26. The Incomplete Book of Running – Peter Sagal
week twenty seven – 51.5
2019 to date: 1,297 KM
Stephanie introduced me to Wait Wait Don’t Tell Me… on NPR and I’ve been a fan since. Then heard Wait Wait host Peter Sagal’s story about running the Boston Marathon in 2013, which if you know your running history is a pretty significant year for not running reasons. Anyway, she tried to find a copy of this book for Christmas but it was another one of those cases of published in America and then a few months later published in other markets. So she got me a gift certificate to Pulp Fiction Books on Main Street, which I used to order the book once Simon & Schuster got around to publishing it in Canada. I feigned aghastment that PFB had never heard of Sagal in spite of the fact a couple years ago I hadn’t either. Anyway, the book arrived and I promptly read it and rather enjoyed it. The book coincides (neither correlating nor causing) Sagal’s running with the end of his marriage, which was interesting to me since I started taking running seriously as therapy to deal with my own longterm relationship demise. He writes about the time that he bandited a race and the backlash that drew after he wrote about it for Runner’s World, and his subsequent attempts at penance. You can read it here. I haven’t read it there because I read it in his book instead. I agree with the general consensus that bandits are douchebags, but I think (and I don’t know if he has or not) Sagal deserves much more vehemence for something else he talks about in his book. Pooping. (Though he cannot bring himself to type the word, so uses “egress.” Maybe it was his editor. Who knows.) Running can be an extremely effective laxative. Runners already know this. Non-runners or just-starting-out runners, now you know. Sagal writes, “I know where every public restroom is and what gyrations need to be accomplished to get to it” and yet he seems rather fine with going “behind the nearest bush” and that’s just not very neighbourly, especially if you “know where every public restroom is.” I too know where every public restroom is, and as a public service I made a map of every public restroom along or nearby my favourite running routes. And I have never had to go “behind the nearest bush.” Gross, Peter.
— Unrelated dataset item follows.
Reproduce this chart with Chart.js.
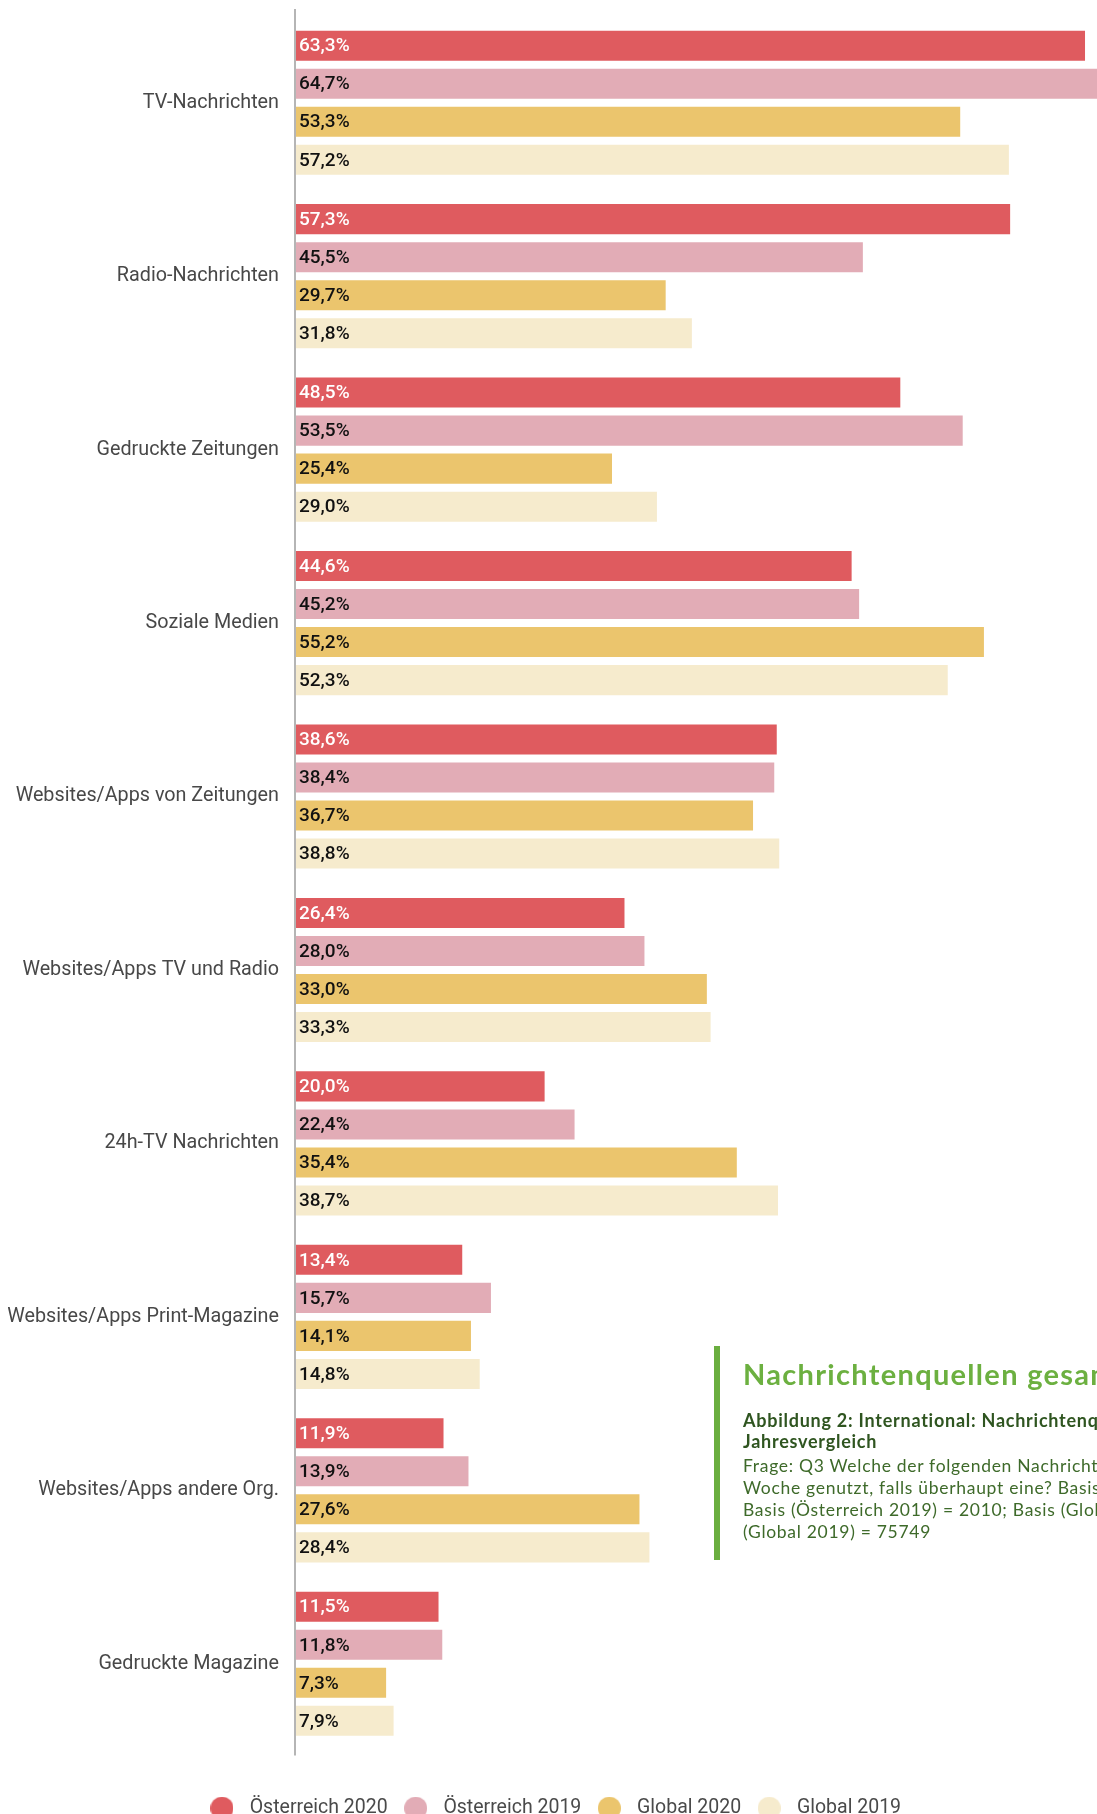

I expect that this map might come in useful for tourists, too. When I travel I always take my running shoes (and hope that I happen to come across a public restroom if one is needed). I’ve had to cut a run short, but I have never used a bush. Seriously, Peter, gross. Some cities are better than others, and to be honest Vancouver seems to be one of the better free-restroom-stocked cities I’ve run in.